Abstract

ABSTRACT This interpretive study contributes to an understanding of the work and beliefs of transnational teacher educators in diverse international contexts. Due to their influence on the development of future teachers in their host country, and the influence of those future teachers on future generations of learners, transnational university-based teacher educators are a particularly significant, yet understudied, group of mobile academics. The study investigates, through in-depth interviews and a selection task about preferred conceptions of teaching, how ten transnational teacher educators experience and conceive of their work in higher education in the Arabian Gulf cities of Abu Dhabi, Bahrain, and Dubai.
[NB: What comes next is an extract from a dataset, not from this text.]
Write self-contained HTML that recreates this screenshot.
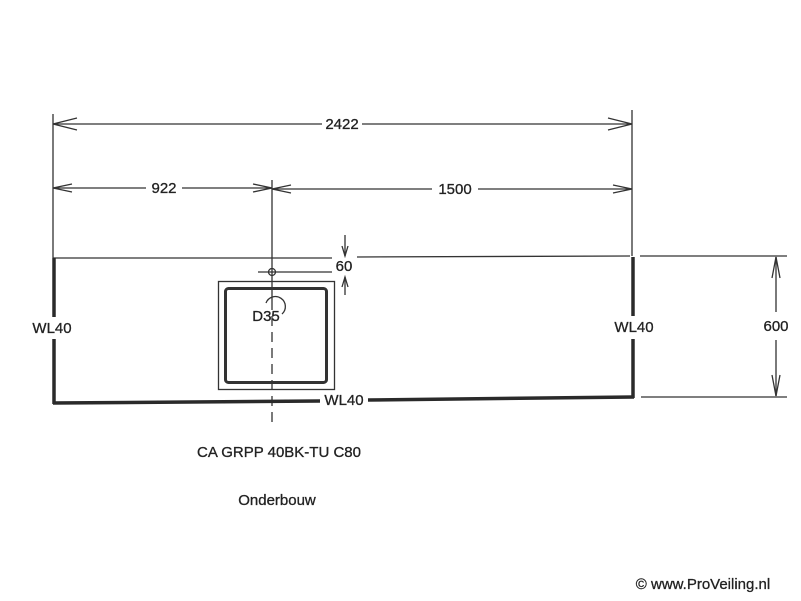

Despite diverse international backgrounds, participants in this study express common critically reflective, constructivist, and sociocultural conceptions of their work as teacher educators who are preparing future teachers to work in transformed schools in a region engaged in ongoing educational reform. They report that they explicitly model active, learning-centred strategies while coaching future teachers. They believe that their work is important for national capacity building, although they would welcome greater involvement in educational planning. They are cognisant of local cultural considerations, while noting pedagogical challenges around teaching students through English as the medium of instruction in higher education in the Gulf. This study yields understanding and provides implications for professional development and orientation programmes for transnational teacher educators migrating to work in such internationalised settings.